WORK TO COMPLETE: Print exactly the lines from the first one down to the line containing "const am4054VehicleJitter = 0.1;", both ends included, with no pictures and nothing else.

--------

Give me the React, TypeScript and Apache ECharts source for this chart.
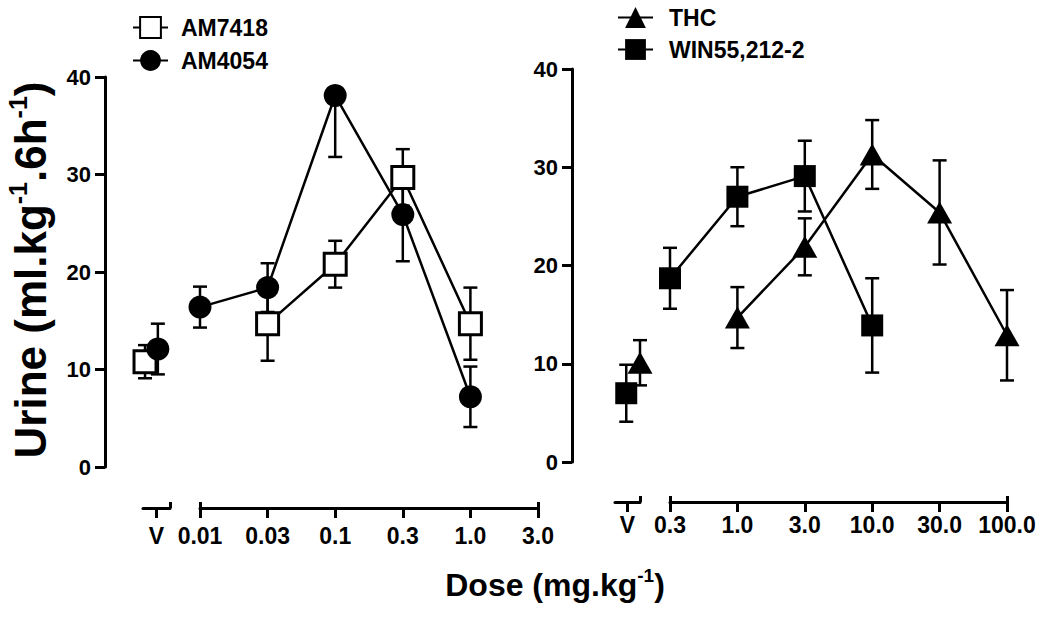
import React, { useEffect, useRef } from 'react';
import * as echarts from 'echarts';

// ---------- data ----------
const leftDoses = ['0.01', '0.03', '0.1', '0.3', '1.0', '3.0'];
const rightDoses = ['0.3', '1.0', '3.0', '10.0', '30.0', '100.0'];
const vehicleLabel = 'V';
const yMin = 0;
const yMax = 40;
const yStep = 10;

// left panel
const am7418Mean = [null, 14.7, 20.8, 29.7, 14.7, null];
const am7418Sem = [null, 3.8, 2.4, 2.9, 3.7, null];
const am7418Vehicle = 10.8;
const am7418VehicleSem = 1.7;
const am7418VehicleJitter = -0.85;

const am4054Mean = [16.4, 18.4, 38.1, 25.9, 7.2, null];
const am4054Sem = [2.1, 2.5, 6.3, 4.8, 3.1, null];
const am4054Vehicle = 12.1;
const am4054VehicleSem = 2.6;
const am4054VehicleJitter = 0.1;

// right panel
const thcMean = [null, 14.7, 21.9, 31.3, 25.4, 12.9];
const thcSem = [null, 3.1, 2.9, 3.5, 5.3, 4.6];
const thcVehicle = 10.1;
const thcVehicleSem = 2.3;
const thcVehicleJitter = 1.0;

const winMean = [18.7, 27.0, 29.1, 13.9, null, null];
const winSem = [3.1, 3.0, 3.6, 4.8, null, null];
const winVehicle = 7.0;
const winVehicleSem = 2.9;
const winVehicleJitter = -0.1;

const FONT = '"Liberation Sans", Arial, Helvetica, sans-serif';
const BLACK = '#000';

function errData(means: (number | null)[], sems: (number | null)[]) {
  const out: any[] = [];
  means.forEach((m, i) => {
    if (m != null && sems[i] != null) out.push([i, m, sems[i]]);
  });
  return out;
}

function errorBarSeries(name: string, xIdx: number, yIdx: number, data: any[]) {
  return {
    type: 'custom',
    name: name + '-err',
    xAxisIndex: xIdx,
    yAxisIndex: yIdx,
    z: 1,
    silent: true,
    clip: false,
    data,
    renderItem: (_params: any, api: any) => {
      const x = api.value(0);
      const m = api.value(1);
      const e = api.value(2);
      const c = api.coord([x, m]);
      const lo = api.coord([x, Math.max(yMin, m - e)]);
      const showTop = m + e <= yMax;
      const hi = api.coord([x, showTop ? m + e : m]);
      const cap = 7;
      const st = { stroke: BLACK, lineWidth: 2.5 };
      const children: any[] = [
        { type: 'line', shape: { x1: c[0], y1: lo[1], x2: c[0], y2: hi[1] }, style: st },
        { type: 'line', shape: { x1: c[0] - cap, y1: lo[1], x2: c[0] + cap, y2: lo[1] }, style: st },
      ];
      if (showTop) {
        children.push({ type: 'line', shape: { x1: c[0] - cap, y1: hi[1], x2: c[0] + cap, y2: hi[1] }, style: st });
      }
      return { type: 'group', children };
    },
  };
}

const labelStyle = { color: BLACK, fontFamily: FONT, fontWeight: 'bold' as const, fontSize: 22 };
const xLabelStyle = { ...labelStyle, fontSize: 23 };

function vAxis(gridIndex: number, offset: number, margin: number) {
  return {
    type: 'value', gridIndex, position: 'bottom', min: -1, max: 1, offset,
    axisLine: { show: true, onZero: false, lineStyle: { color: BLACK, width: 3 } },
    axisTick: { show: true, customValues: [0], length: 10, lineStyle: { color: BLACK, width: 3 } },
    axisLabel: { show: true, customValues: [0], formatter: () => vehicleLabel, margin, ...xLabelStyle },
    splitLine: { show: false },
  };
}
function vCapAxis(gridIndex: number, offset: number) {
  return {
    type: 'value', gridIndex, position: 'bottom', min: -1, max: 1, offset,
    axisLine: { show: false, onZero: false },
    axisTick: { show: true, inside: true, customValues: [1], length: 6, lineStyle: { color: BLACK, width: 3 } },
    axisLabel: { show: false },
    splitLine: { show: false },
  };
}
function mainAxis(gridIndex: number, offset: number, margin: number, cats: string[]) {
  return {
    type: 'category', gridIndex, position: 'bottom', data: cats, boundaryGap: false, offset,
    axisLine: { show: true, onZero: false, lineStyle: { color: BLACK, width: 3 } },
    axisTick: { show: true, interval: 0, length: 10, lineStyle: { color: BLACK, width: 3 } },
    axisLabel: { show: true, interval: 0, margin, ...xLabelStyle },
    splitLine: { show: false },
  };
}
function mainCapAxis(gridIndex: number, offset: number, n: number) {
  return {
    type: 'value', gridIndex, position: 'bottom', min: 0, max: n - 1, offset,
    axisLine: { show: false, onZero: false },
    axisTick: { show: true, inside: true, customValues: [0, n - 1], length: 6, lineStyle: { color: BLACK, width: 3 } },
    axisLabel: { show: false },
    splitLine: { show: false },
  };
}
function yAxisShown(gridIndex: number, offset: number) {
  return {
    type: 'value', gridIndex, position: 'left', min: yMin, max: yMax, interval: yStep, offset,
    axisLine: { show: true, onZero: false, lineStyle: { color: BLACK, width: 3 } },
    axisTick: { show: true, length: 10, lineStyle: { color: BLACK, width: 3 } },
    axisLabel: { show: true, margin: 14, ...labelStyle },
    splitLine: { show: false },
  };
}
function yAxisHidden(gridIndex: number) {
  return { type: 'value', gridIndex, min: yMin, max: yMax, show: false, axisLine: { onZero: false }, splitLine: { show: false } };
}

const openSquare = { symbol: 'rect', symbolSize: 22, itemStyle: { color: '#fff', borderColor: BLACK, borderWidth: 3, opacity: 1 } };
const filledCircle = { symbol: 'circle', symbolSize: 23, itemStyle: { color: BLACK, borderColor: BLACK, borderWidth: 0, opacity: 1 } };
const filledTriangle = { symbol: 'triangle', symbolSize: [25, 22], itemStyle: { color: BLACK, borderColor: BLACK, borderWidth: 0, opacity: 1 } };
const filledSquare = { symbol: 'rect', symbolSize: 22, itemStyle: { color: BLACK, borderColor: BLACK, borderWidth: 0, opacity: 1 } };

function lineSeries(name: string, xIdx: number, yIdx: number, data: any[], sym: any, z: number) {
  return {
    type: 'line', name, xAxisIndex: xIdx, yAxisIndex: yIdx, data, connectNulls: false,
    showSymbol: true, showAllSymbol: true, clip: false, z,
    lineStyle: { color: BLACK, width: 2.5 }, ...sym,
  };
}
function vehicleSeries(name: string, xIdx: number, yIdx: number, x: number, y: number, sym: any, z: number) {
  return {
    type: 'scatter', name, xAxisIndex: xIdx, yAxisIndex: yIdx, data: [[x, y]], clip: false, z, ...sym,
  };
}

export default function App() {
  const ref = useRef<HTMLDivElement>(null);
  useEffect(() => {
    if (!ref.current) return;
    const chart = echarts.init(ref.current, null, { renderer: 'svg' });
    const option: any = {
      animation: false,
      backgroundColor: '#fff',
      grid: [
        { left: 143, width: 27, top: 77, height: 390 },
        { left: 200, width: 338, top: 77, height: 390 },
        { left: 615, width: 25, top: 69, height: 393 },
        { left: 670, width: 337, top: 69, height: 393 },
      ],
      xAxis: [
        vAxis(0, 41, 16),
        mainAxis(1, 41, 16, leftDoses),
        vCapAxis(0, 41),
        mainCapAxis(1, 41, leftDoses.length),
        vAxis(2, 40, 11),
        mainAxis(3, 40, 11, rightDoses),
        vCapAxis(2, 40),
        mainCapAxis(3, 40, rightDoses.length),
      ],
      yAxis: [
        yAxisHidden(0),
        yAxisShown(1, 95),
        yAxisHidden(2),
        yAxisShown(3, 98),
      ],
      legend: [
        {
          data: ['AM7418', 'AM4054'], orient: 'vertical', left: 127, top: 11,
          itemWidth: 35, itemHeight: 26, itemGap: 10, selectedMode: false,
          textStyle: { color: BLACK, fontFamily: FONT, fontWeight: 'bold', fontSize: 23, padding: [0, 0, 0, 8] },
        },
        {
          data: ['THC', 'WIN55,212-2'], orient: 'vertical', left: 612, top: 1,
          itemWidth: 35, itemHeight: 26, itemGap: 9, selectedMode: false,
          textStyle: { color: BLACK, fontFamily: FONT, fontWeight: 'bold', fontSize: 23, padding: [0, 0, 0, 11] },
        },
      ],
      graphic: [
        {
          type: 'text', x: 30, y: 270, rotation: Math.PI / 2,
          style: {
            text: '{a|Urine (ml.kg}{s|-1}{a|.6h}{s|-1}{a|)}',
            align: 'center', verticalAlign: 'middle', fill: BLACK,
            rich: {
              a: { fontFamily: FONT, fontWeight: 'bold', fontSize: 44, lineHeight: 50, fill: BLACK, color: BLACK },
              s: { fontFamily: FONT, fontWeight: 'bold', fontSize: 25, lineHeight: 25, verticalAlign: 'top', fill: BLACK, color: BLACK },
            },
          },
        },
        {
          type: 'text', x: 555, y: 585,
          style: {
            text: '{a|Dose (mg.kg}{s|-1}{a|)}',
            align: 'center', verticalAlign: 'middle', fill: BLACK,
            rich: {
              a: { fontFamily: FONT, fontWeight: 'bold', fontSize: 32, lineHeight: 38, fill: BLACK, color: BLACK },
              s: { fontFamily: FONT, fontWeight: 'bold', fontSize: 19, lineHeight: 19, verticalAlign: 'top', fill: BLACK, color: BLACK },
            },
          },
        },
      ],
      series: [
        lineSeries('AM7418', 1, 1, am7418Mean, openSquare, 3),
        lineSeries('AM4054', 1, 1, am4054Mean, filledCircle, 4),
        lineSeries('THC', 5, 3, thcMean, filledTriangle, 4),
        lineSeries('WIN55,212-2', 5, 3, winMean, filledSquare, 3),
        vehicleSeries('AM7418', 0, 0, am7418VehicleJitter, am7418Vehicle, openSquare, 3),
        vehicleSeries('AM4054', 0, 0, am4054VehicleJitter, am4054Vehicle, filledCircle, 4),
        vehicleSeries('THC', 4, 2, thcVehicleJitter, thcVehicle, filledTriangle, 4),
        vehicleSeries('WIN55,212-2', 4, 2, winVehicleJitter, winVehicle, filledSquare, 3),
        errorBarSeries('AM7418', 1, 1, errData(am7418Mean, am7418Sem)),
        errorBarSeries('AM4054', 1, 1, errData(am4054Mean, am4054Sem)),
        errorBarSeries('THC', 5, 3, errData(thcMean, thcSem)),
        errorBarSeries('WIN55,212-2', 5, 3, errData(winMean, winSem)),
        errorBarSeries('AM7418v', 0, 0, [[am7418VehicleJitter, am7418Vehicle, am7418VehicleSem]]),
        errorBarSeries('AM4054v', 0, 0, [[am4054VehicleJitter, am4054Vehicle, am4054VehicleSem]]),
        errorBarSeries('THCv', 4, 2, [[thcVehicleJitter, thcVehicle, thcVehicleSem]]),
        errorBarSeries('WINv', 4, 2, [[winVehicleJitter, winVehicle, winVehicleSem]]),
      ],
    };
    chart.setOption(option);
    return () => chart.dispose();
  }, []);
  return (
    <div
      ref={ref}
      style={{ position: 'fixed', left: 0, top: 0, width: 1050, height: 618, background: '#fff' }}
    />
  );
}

--------

CORRECT RESULT:
Give me the React, TypeScript and Apache ECharts source for this chart.
import React, { useEffect, useRef } from 'react';
import * as echarts from 'echarts';

// ---------- data ----------
const leftDoses = ['0.01', '0.03', '0.1', '0.3', '1.0', '3.0'];
const rightDoses = ['0.3', '1.0', '3.0', '10.0', '30.0', '100.0'];
const vehicleLabel = 'V';
const yMin = 0;
const yMax = 40;
const yStep = 10;

// left panel
const am7418Mean = [null, 14.7, 20.8, 29.7, 14.7, null];
const am7418Sem = [null, 3.8, 2.4, 2.9, 3.7, null];
const am7418Vehicle = 10.8;
const am7418VehicleSem = 1.7;
const am7418VehicleJitter = -0.85;

const am4054Mean = [16.4, 18.4, 38.1, 25.9, 7.2, null];
const am4054Sem = [2.1, 2.5, 6.3, 4.8, 3.1, null];
const am4054Vehicle = 12.1;
const am4054VehicleSem = 2.6;
const am4054VehicleJitter = 0.1;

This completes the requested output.